En las repúblicas democráticas, la sociedad civil, los partidos políticos y los intelectuales, se esfuerzan por encontrarle justificación el poder, por dotarle de legitimidad, y por explicar, con alguna dosis de ética y de racionalidad, la facultad de mandar de los “empleados del pueblo” a quienes debemos tolerar. Mientras tanto, en los estados revolucionarios y en las dictaduras que los gobiernan, la preocupación por la legitimidad desaparece y se transforma en atributo privado, personal, intransferible del caudillo o del grupo militante. El derecho pasa al patrimonio de los dictadores, quienes se escudan en un dogmatismo que excluye toda discusión. Los proyectos políticos son, entonces, caprichos personales de los iluminados, dogmas de fe.
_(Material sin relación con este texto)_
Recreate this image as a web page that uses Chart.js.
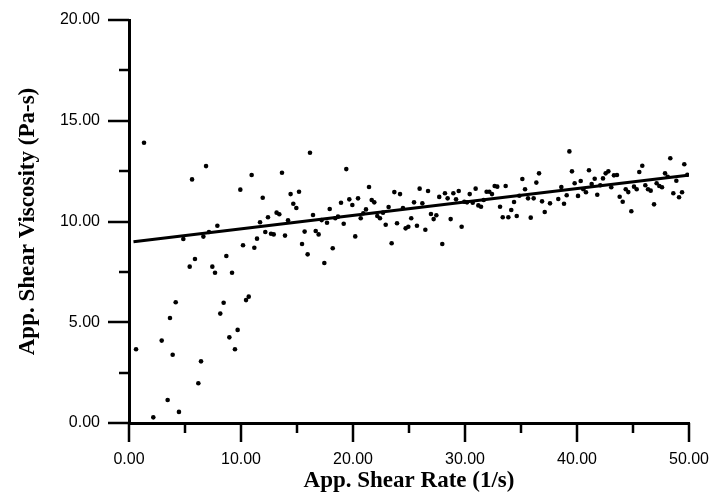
<!DOCTYPE html>
<html>
<head>
<meta charset="utf-8">
<script src="https://cdn.jsdelivr.net/npm/chart.js@4/dist/chart.umd.min.js"></script>
<style>
  html, body { margin: 0; padding: 0; background: #fff; }
  #chart { display: block; }
</style>
</head>
<body>
<canvas id="chart" width="714" height="500"></canvas>
<script>
// shear rate (1/s)
const shearRate = [
  0.63, 1.34, 2.17, 2.92, 3.45, 3.66, 3.90, 4.17, 4.46, 4.85,
  5.42, 5.63, 5.89, 6.19, 6.43, 6.64, 6.88, 7.14, 7.44, 7.68,
  7.89, 8.15, 8.45, 8.69, 8.96, 9.20, 9.46, 9.70, 9.94, 10.18,
  10.45, 10.69, 10.95, 11.19, 11.43, 11.70, 11.94, 12.17, 12.41, 12.68,
  12.92, 13.18, 13.42, 13.66, 13.93, 14.20, 14.43, 14.67, 14.94, 15.18,
  15.45, 15.68, 15.95, 16.16, 16.43, 16.67, 16.93, 17.20, 17.44, 17.68,
  17.92, 18.19, 18.42, 18.66, 18.93, 19.17, 19.40, 19.67, 19.94, 20.20,
  20.45, 20.69, 20.92, 21.16, 21.43, 21.67, 21.90, 22.17, 22.41, 22.68,
  22.92, 23.18, 23.45, 23.69, 23.93, 24.20, 24.46, 24.70, 24.94, 25.20,
  25.45, 25.71, 25.95, 26.19, 26.46, 26.70, 26.96, 27.20, 27.44, 27.70,
  27.97, 28.21, 28.45, 28.72, 28.96, 29.20, 29.44, 29.70, 29.94, 30.18,
  30.42, 30.69, 30.95, 31.19, 31.43, 31.67, 31.93, 32.17, 32.41, 32.65,
  32.88, 33.13, 33.37, 33.63, 33.87, 34.13, 34.38, 34.62, 34.85, 35.12,
  35.36, 35.63, 35.87, 36.13, 36.37, 36.61, 36.88, 37.12, 37.59, 38.33,
  38.60, 38.84, 39.08, 39.32, 39.55, 39.79, 40.09, 40.33, 40.56, 40.80,
  41.07, 41.31, 41.58, 41.81, 42.08, 42.32, 42.56, 42.80, 43.06, 43.30,
  43.57, 43.81, 44.08, 44.35, 44.58, 44.85, 45.09, 45.33, 45.56, 45.83,
  46.10, 46.34, 46.58, 46.88, 47.11, 47.35, 47.59, 47.86, 48.10, 48.33,
  48.60, 48.87, 49.11, 49.38, 49.58, 49.85
];

// apparent shear viscosity (Pa-s)
const viscosity = [
  3.66, 13.91, 0.28, 4.09, 1.14, 5.21, 3.39, 5.99, 0.55, 9.13,
  7.76, 12.09, 8.14, 1.97, 3.06, 9.25, 12.75, 9.48, 7.76, 7.46,
  9.79, 5.43, 5.97, 8.29, 4.25, 7.46, 3.66, 4.62, 11.58, 8.82,
  6.10, 6.27, 12.31, 8.70, 9.15, 9.96, 11.18, 9.48, 10.21, 9.39,
  9.36, 10.44, 10.36, 12.42, 9.30, 10.06, 11.36, 10.88, 10.67, 11.48,
  8.88, 9.50, 8.37, 13.41, 10.32, 9.53, 9.36, 10.07, 7.94, 9.94,
  10.62, 8.67, 10.16, 10.24, 10.93, 9.89, 12.60, 11.10, 10.82, 9.26,
  11.15, 10.16, 10.41, 10.60, 11.71, 11.07, 10.95, 10.27, 10.16, 10.44,
  9.84, 10.72, 8.92, 11.46, 9.91, 11.36, 10.67, 9.66, 9.74, 10.16,
  10.95, 9.79, 11.63, 10.90, 9.59, 11.51, 10.37, 10.12, 10.31, 11.22,
  8.88, 11.40, 11.15, 10.12, 11.40, 11.10, 11.51, 9.74, 10.98, 10.95,
  11.36, 10.93, 11.63, 10.80, 10.73, 11.07, 11.48, 11.48, 11.36, 11.76,
  11.73, 10.73, 10.21, 11.76, 10.21, 10.57, 10.97, 10.27, 11.28, 12.11,
  11.60, 11.15, 10.19, 11.15, 11.93, 12.39, 11.00, 10.47, 10.90, 11.12,
  11.71, 10.88, 11.30, 13.48, 12.49, 11.90, 11.27, 12.01, 11.60, 11.45,
  12.54, 11.86, 12.12, 11.33, 11.80, 12.14, 12.39, 12.49, 11.70, 12.29,
  12.31, 11.23, 10.98, 11.60, 11.46, 10.51, 11.73, 11.60, 12.46, 12.77,
  11.80, 11.60, 11.53, 10.85, 11.90, 11.76, 11.70, 12.39, 12.22, 13.14,
  11.40, 12.02, 11.20, 11.45, 12.84, 12.32
];

// linear fit drawn through the points
const fitRate = [0.4, 49.9];
const fitViscosity = [9.0, 12.3];

const xMajorTicks = [0, 10, 20, 30, 40, 50];
const xMinorTicks = [5, 15, 25, 35, 45];
const yMajorTicks = [0, 5, 10, 15, 20];
const yMinorTicks = [2.5, 7.5, 12.5, 17.5];

const tickFont = { family: '"Liberation Sans", Arial, sans-serif', size: 16 };
const titleFont = { family: '"Liberation Serif", "Times New Roman", serif', size: 23, weight: 'bold' };

// outside tick marks, long at labels and short in between
const tickMarks = {
  id: 'tickMarks',
  afterDraw(chart) {
    const ctx = chart.ctx;
    const x = chart.scales.x;
    const y = chart.scales.y;
    const base = y.getPixelForValue(0);
    const left = x.getPixelForValue(0);
    ctx.save();
    ctx.strokeStyle = '#000';
    ctx.lineWidth = 2.5;
    ctx.beginPath();
    xMajorTicks.forEach(v => {
      const px = Math.round(x.getPixelForValue(v));
      ctx.moveTo(px, base);
      ctx.lineTo(px, base + 19);
    });
    xMinorTicks.forEach(v => {
      const px = Math.round(x.getPixelForValue(v));
      ctx.moveTo(px, base);
      ctx.lineTo(px, base + 10);
    });
    yMajorTicks.forEach(v => {
      const py = Math.round(y.getPixelForValue(v));
      ctx.moveTo(left, py);
      ctx.lineTo(left - 21, py);
    });
    yMinorTicks.forEach(v => {
      const py = Math.round(y.getPixelForValue(v));
      ctx.moveTo(left, py);
      ctx.lineTo(left - 10, py);
    });
    ctx.stroke();
    ctx.restore();
  }
};

const points = shearRate.map((v, i) => ({ x: v, y: viscosity[i] }));
const fitLine = fitRate.map((v, i) => ({ x: v, y: fitViscosity[i] }));

new Chart(document.getElementById('chart'), {
  type: 'scatter',
  data: {
    datasets: [
      {
        label: 'Measured',
        data: points,
        pointRadius: 2.3,
        pointBackgroundColor: '#000',
        pointBorderWidth: 0,
        showLine: false
      },
      {
        label: 'Fit',
        type: 'line',
        data: fitLine,
        borderColor: '#000',
        borderWidth: 3,
        pointRadius: 0,
        fill: false,
        tension: 0
      }
    ]
  },
  options: {
    responsive: false,
    animation: false,
    layout: { padding: { top: 20, right: 25, left: 0, bottom: 0 } },
    plugins: {
      legend: { display: false },
      tooltip: { enabled: false }
    },
    scales: {
      x: {
        type: 'linear',
        min: 0,
        max: 50,
        grid: { display: false, drawTicks: false },
        border: { display: true, color: '#000', width: 3 },
        ticks: {
          stepSize: 10,
          color: '#000',
          font: tickFont,
          padding: 27,
          maxRotation: 0,
          callback: v => v.toFixed(2)
        },
        title: {
          display: true,
          text: 'App. Shear Rate (1/s)',
          color: '#000',
          font: titleFont,
          padding: { top: 0, bottom: 5 }
        },
        afterFit: s => {
          s.height = 77;
          s.paddingLeft = 0;
          s.paddingRight = 0;
        }
      },
      y: {
        type: 'linear',
        min: 0,
        max: 20,
        grid: { display: false, drawTicks: false },
        border: { display: true, color: '#000', width: 3 },
        ticks: {
          stepSize: 5,
          color: '#000',
          font: tickFont,
          padding: 29,
          callback: v => v.toFixed(2)
        },
        title: {
          display: true,
          text: 'App. Shear Viscosity (Pa-s)',
          color: '#000',
          font: titleFont,
          padding: { top: 14, bottom: 0 }
        },
        afterFit: s => {
          s.width = 129;
          s.paddingTop = 0;
          s.paddingBottom = 0;
        }
      }
    }
  },
  plugins: [tickMarks]
});
</script>
</body>
</html>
Los revolucionarios de todos los signos y los caudillos transformados en seres superiores, sin más argumento que la fuerza que ostentan y la soberbia que destilan, se han convencido de que tienen “derecho” a mandar, a someter la gente a las verdades reveladas de las que es propietario el grupo militante. Ya no se discute el título en función del cual ejercen el poder. Ya no es posible poner en duda la legitimidad y los límites del gobierno. Y si alguna preocupación surge en torno a tal tema, la respuesta no se hace esperar: la “revolución” es sagrada, proviene de una especie de revelación. Quien la cuestiona es traidor a la causa, enemigo del proyecto y reo del delito de lesa patria. Con semejante estrategia, tanto los gestores de las revoluciones, como la enorme burocracia que generan, quedan blindados, protegidos contra todo escrutinio.
Hay preguntas que quedan latentes, sin embargo: ¿Tienen derechos estos revolucionarios? ¿Nace algún título irrevocable de los triunfos populistas que provienen del engaño y el encantamiento a un pueblo transformado en público espectador? ¿Le asiste legitimidad incuestionable al caudillo, puede imponer “su proyecto” sin límites?
El expresidente Correa, condenado por corrupción, en entrevista en la prensa internacional, se queja de que la sentencia y su exclusión de la actividad política, ha arruinado “su proyecto personal”. Este despropósito pone en evidencia la idea de que esta clase de caudillos consideran a sus países como fundos propios, o como laboratorios en donde pueden hacer los ensayos que les dicta su capricho y que inspira su ideología, o su simple discurso.
Aquí, efectivamente, ocurrió que, con la complicidad de innumerables personajes, el caudillo adelantó el “proyecto”, hizo dictar una constitución como su traje a la medida, y asumió que el país estaba al servicio de sus ideas. ¿Y la democracia, y la posibilidad de disentir, y la responsabilidad política? Pues, nada de eso cabe en este concepto de “propiedad privada del poder.